→ Problem statement
Write the data out again, character for character, with no images.

→ Material
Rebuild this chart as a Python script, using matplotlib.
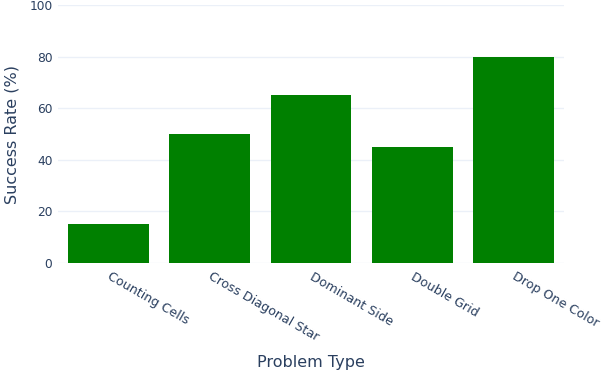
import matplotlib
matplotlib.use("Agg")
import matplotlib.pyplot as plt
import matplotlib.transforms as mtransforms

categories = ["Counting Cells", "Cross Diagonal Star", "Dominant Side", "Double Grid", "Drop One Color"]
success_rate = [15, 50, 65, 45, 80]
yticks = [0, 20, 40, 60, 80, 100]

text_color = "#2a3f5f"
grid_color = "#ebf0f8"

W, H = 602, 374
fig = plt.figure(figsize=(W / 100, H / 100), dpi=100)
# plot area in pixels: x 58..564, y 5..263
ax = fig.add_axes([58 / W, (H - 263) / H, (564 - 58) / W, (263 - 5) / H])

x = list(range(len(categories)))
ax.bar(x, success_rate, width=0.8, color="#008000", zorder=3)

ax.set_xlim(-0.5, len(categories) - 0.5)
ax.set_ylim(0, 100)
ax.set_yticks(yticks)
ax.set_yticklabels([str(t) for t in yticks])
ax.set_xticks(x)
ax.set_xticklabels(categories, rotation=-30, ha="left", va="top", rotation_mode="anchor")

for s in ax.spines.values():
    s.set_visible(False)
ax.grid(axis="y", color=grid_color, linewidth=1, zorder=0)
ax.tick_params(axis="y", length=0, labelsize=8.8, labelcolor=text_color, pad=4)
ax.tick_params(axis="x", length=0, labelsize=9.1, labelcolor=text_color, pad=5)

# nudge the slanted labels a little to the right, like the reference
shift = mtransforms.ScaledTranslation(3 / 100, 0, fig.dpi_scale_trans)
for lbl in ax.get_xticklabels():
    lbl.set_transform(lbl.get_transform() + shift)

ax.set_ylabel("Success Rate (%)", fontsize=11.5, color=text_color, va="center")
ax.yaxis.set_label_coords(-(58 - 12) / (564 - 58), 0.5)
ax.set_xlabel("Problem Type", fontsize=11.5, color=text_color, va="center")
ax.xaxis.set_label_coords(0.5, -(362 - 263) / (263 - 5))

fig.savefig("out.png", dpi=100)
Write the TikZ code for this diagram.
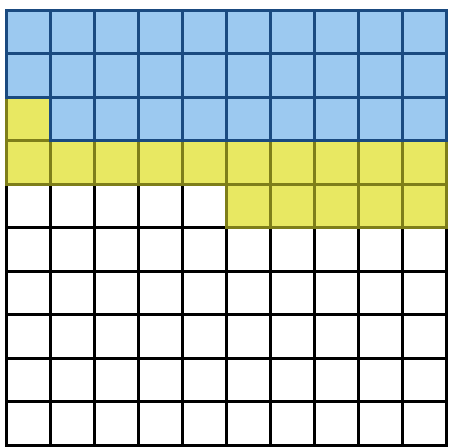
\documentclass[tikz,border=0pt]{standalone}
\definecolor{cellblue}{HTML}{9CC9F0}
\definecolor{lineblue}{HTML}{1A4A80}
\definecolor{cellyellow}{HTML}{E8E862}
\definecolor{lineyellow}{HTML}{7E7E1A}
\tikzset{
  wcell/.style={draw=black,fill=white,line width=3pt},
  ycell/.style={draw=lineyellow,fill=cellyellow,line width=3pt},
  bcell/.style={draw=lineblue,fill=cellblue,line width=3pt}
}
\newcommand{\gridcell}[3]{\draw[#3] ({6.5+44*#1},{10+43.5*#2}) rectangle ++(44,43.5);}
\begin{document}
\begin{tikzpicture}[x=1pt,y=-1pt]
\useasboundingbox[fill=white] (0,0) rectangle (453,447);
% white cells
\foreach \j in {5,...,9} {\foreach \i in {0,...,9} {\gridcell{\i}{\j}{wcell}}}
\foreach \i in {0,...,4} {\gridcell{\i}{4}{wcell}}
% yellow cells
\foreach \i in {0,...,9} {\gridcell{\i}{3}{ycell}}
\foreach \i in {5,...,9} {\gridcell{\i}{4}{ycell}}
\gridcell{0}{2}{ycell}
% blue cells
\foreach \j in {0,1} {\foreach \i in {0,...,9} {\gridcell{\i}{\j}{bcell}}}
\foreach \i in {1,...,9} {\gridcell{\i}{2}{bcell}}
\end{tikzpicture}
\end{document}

→ Worked solution
Rebuild this chart as a Python script, using matplotlib.
import matplotlib
matplotlib.use("Agg")
import matplotlib.pyplot as plt
import matplotlib.transforms as mtransforms

categories = ["Counting Cells", "Cross Diagonal Star", "Dominant Side", "Double Grid", "Drop One Color"]
success_rate = [15, 50, 65, 45, 80]
yticks = [0, 20, 40, 60, 80, 100]

text_color = "#2a3f5f"
grid_color = "#ebf0f8"

W, H = 602, 374
fig = plt.figure(figsize=(W / 100, H / 100), dpi=100)
# plot area in pixels: x 58..564, y 5..263
ax = fig.add_axes([58 / W, (H - 263) / H, (564 - 58) / W, (263 - 5) / H])

x = list(range(len(categories)))
ax.bar(x, success_rate, width=0.8, color="#008000", zorder=3)

ax.set_xlim(-0.5, len(categories) - 0.5)
ax.set_ylim(0, 100)
ax.set_yticks(yticks)
ax.set_yticklabels([str(t) for t in yticks])
ax.set_xticks(x)
ax.set_xticklabels(categories, rotation=-30, ha="left", va="top", rotation_mode="anchor")

for s in ax.spines.values():
    s.set_visible(False)
ax.grid(axis="y", color=grid_color, linewidth=1, zorder=0)
ax.tick_params(axis="y", length=0, labelsize=8.8, labelcolor=text_color, pad=4)
ax.tick_params(axis="x", length=0, labelsize=9.1, labelcolor=text_color, pad=5)

# nudge the slanted labels a little to the right, like the reference
shift = mtransforms.ScaledTranslation(3 / 100, 0, fig.dpi_scale_trans)
for lbl in ax.get_xticklabels():
    lbl.set_transform(lbl.get_transform() + shift)

ax.set_ylabel("Success Rate (%)", fontsize=11.5, color=text_color, va="center")
ax.yaxis.set_label_coords(-(58 - 12) / (564 - 58), 0.5)
ax.set_xlabel("Problem Type", fontsize=11.5, color=text_color, va="center")
ax.xaxis.set_label_coords(0.5, -(362 - 263) / (263 - 5))

fig.savefig("out.png", dpi=100)
Write the TikZ code for this diagram.
\documentclass[tikz,border=0pt]{standalone}
\definecolor{cellblue}{HTML}{9CC9F0}
\definecolor{lineblue}{HTML}{1A4A80}
\definecolor{cellyellow}{HTML}{E8E862}
\definecolor{lineyellow}{HTML}{7E7E1A}
\tikzset{
  wcell/.style={draw=black,fill=white,line width=3pt},
  ycell/.style={draw=lineyellow,fill=cellyellow,line width=3pt},
  bcell/.style={draw=lineblue,fill=cellblue,line width=3pt}
}
\newcommand{\gridcell}[3]{\draw[#3] ({6.5+44*#1},{10+43.5*#2}) rectangle ++(44,43.5);}
\begin{document}
\begin{tikzpicture}[x=1pt,y=-1pt]
\useasboundingbox[fill=white] (0,0) rectangle (453,447);
% white cells
\foreach \j in {5,...,9} {\foreach \i in {0,...,9} {\gridcell{\i}{\j}{wcell}}}
\foreach \i in {0,...,4} {\gridcell{\i}{4}{wcell}}
% yellow cells
\foreach \i in {0,...,9} {\gridcell{\i}{3}{ycell}}
\foreach \i in {5,...,9} {\gridcell{\i}{4}{ycell}}
\gridcell{0}{2}{ycell}
% blue cells
\foreach \j in {0,1} {\foreach \i in {0,...,9} {\gridcell{\i}{\j}{bcell}}}
\foreach \i in {1,...,9} {\gridcell{\i}{2}{bcell}}
\end{tikzpicture}
\end{document}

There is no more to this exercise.